Hospital sheets and pillows are often thin – and not at all inspiring. You want to create comfort during labor, and also create a beautiful atmosphere before and after the baby’s birth. I brought two warm blankets for myself and bassinet bed sheets, for the baby.
Your own bath towels.
Yes, hospitals will have towels you can use, but hospital towels can usually be threadbare, scratchy, thin, and small. If you are able to and think it will help, do bring your own.
Ideally, labor, delivery, and postpartum could be more of a digital detox time; however, there is added convenience in having electronics and devices handy.
You’ll definitely need your cell phone, phone charger, a battery pack, and an extra-long cord (because your hospital bed might be far from the closest electrical outlet). These will assure your phone is ready to take all the sweet first moments of baby on Earth, send updates to friends, family, and followers, and even use apps to track contractions or anything else that you might need to make your laboring easier. Of course, you can bring a digital camera and memory cards, if applicable.
Your phone or tablet can also be used for entertainment purposes, to make your hospital stay more enjoyable.
With Eliana’s birthing experience, I brought a portable Bluetooth speaker to play soothing music and practice hypnobabies. Music can be a wonderful aid during labor and can create a peaceful environment for the baby after birth. Preparing a playlist of songs that soothe or energize you ahead of time can be a fun project, too!
What not to bring
Do not stuff your hospital bag with diapers or wipes! I have mostly used cloth diapers and inserts, but f you are using disposable diapers, they will be provided to you at the hospital. I also used washcloths at this stage, but if you are using wipes, go for the ones that are alcohol and fragrance-free. These are best for baby’s delicate and sensitive skin.
Be mindful of the entertainment advice. Many people think that bringing your favorite book to read is a great idea. I’m a bookworm word nerd, and in theory, it sounds amazing. However, for me, it’s like setting myself up for disappointment or regret. You will be in labor, then you’ll be caring for baby. You will need to rest. Don’t bring anything that requires you to do more, even if it sounds fun.
Printable Hospital Bag Checklist
I created a downloadable and printable hospital bag checklist so you don’t forget any of the hospital bag essentials you need. Following a checklist is a great way to avoid the stress of having to get your labor bag items at the last minute.
Running around trying to remember what to bring or wondering if you have every single thing you need is the last thing you want to do.
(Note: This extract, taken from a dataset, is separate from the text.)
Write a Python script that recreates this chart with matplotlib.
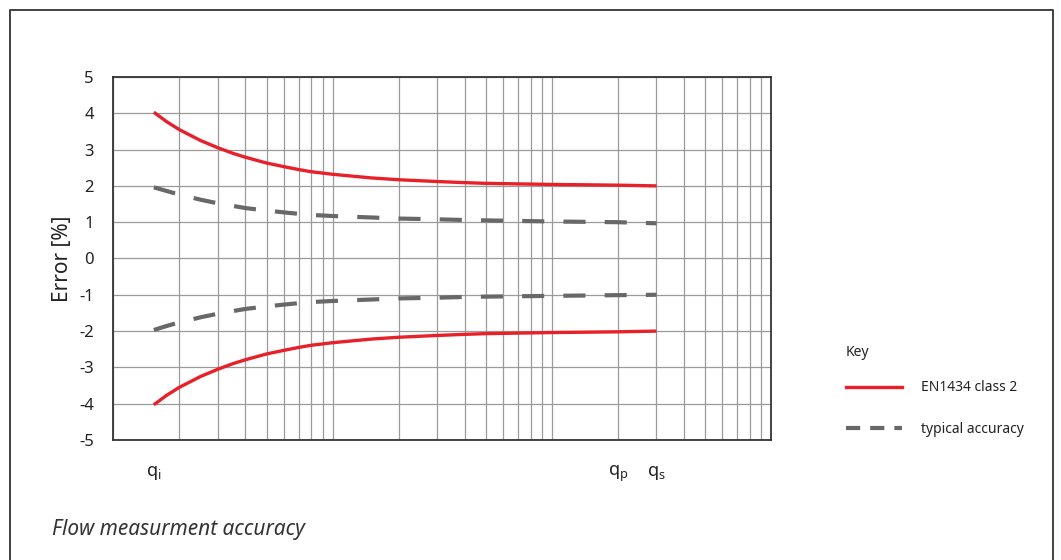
import matplotlib.pyplot as plt
from matplotlib.lines import Line2D

# flow values (log axis)
q = [1.53, 1.75, 2, 2.5, 3, 3.5, 4, 5, 6, 7, 8, 10, 15, 20, 30, 40, 50, 100, 200, 300]
class2_upper = [4.03, 3.77, 3.55, 3.25, 3.05, 2.90, 2.79, 2.63, 2.53, 2.45, 2.39, 2.32, 2.22, 2.17, 2.12, 2.09, 2.07, 2.04, 2.02, 2.0]
class2_lower = [-4.03, -3.77, -3.55, -3.25, -3.05, -2.90, -2.79, -2.63, -2.53, -2.45, -2.39, -2.32, -2.22, -2.17, -2.12, -2.09, -2.07, -2.04, -2.02, -2.0]
typical_upper = [1.96, 1.86, 1.76, 1.62, 1.52, 1.45, 1.39, 1.32, 1.27, 1.23, 1.20, 1.17, 1.13, 1.10, 1.08, 1.06, 1.05, 1.02, 1.0, 0.97]
typical_lower = [-1.97, -1.86, -1.76, -1.62, -1.52, -1.45, -1.39, -1.32, -1.27, -1.23, -1.20, -1.17, -1.13, -1.10, -1.08, -1.06, -1.05, -1.03, -1.01, -1.0]

q_ticks = [1.53, 200, 300]
q_labels = [r"$\mathregular{q_i}$", r"$\mathregular{q_p}$", r"$\mathregular{q_s}$"]
y_ticks = [5, 4, 3, 2, 1, 0, -1, -2, -3, -4, -5]

red = "#e8202a"
grey = "#686868"

plt.rcParams["font.family"] = ["Noto Sans", "DejaVu Sans"]
plt.rcParams["mathtext.fontset"] = "custom"
plt.rcParams["mathtext.rm"] = "Noto Sans"

fig = plt.figure(figsize=(10.61, 5.6), dpi=100)
ax = fig.add_axes([0.1068, 0.2143, 0.620, 0.6482])

ax.plot(q, class2_upper, color=red, lw=2.4, solid_capstyle="butt", solid_joinstyle="round")
ax.plot(q, class2_lower, color=red, lw=2.4, solid_capstyle="butt", solid_joinstyle="round")
ax.plot(q, typical_upper, color=grey, lw=3, dashes=(5.3, 4.6), dash_capstyle="butt")
ax.plot(q, typical_lower, color=grey, lw=3, dashes=(5.3, 4.6), dash_capstyle="butt")

ax.set_xscale("log")
ax.set_xlim(1, 1000)
ax.set_ylim(-5, 5)
ax.set_yticks(y_ticks)
ax.set_yticklabels([str(v) for v in y_ticks])
ax.set_xticks(q_ticks)
ax.set_xticklabels(q_labels)
ax.xaxis.set_minor_locator(plt.NullLocator())
ax.tick_params(axis="both", length=0, labelsize=12, colors="#222222")
ax.tick_params(axis="y", pad=14)
ax.tick_params(axis="x", pad=17, labelsize=13)

# grid lines at every log position and every integer error
for d in [1, 10, 100]:
    for k in range(1, 10):
        ax.axvline(d * k, color="#9a9a9a", lw=0.9, zorder=0)
for v in y_ticks:
    ax.axhline(v, color="#9a9a9a", lw=0.9, zorder=0)

for s in ax.spines.values():
    s.set_color("#333333")
    s.set_linewidth(1.3)

ax.set_ylabel("Error [%]", fontsize=15, labelpad=4, color="#222222")

handles = [Line2D([], [], color=red, lw=2.4),
           Line2D([], [], color=grey, lw=3, dashes=(3.4, 2.4))]
leg = fig.legend(handles, ["EN1434 class 2", "typical accuracy"],
                 loc="upper left", bbox_to_anchor=(0.786, 0.343), frameon=False,
                 fontsize=10, handlelength=4.0,
                 handletextpad=1.4, labelspacing=1.9)
for t in leg.get_texts():
    t.set_color("#222222")
fig.text(0.797, 0.370, "Key", fontsize=10, color="#222222", va="center")

fig.text(0.049, 0.045, "Flow measurment accuracy", fontsize=15, style="italic", color="#333333")

# outer frame (left, top and right sides)
frame = Line2D([10 / 1061, 10 / 1061, 1053 / 1061, 1053 / 1061],
               [0, 1 - 10 / 560, 1 - 10 / 560, 0],
               transform=fig.transFigure, color="#333333", lw=1.3)
fig.add_artist(frame)

fig.savefig("out.png", dpi=100)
Have your packed hospital bag accessible
When you’ve packed your hospital bag (or bags), make sure you have them by the front door or in the car.
Being prepared and ready to go at a moment’s notice is going to help you feel more prepared, reduce your anxiety, and enjoy the birthing experience. I was so blessed that so many of my friends bought all the items on my baby registry and I really didn’t have to worry about much at all. It was not my first time, but with everything I was dealing with at that time, that truly felt like true love.